Thursday, June 3, 2010

Edward III - Character Matters

Randall writes:

I opened our discussion of Edward III with some questions about structure and contemporary attitude. I'd like to add a few inspired more by the play's characters.

Where does the Countess of Salisbury fall in our experience of Shakespearean women and/or Elizabethan or Tudor drama? Is she a type, a stock character? Or is she more fully developed? Given the usually peripheral roles women tend to play in historical dramas (Joan of Arc and Margaret in Henry VI, Lady Percy in Henry IV, Katherine in Henry V, Queen Isabel in Richard II, and Lady Anne in Richard III), how does the Countess shape our experience of Edward? If you were to pick an actress to play her in your production, who would it be?
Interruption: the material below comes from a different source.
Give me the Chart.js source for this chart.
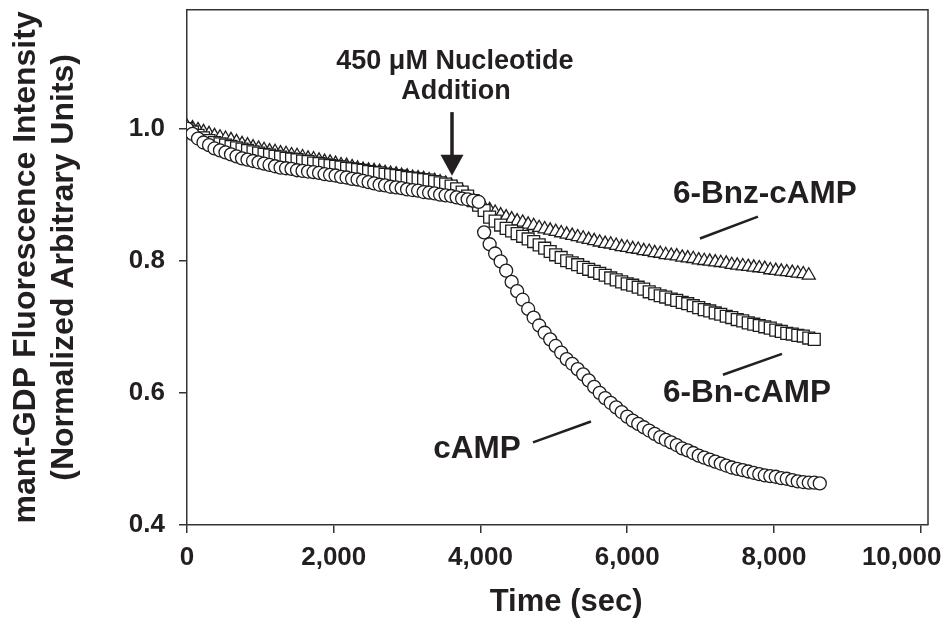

Edward undergoes a grand temptation in Act 2, then retreats to occasionally worrying about or stoically ignoring his son. Is he the play's central character? (If not, who is?) As an audience presented with a piece of our vital history, what does this particular king teach us? Given our modern desire for stories with central heroes or at least clear protagonists, how do we react to an Edward III?

And Edward, the Black Prince. I guess if you've got a Hal, you can have a Ned. Despite the many parallels though, our Ned is not quite so deftly realized in the text. How is the prince not like Hal? What makes him fit to be king? What impresses the playwright most about him?

Does King John of France emerge at all as a notable character? Are there any real villains in the play? Or mostly opposing forces?

And is there one of those enjoyable outsider characters, the one who comments -- chorus-like -- on a particular proceeding, someone like the Bastard in King John?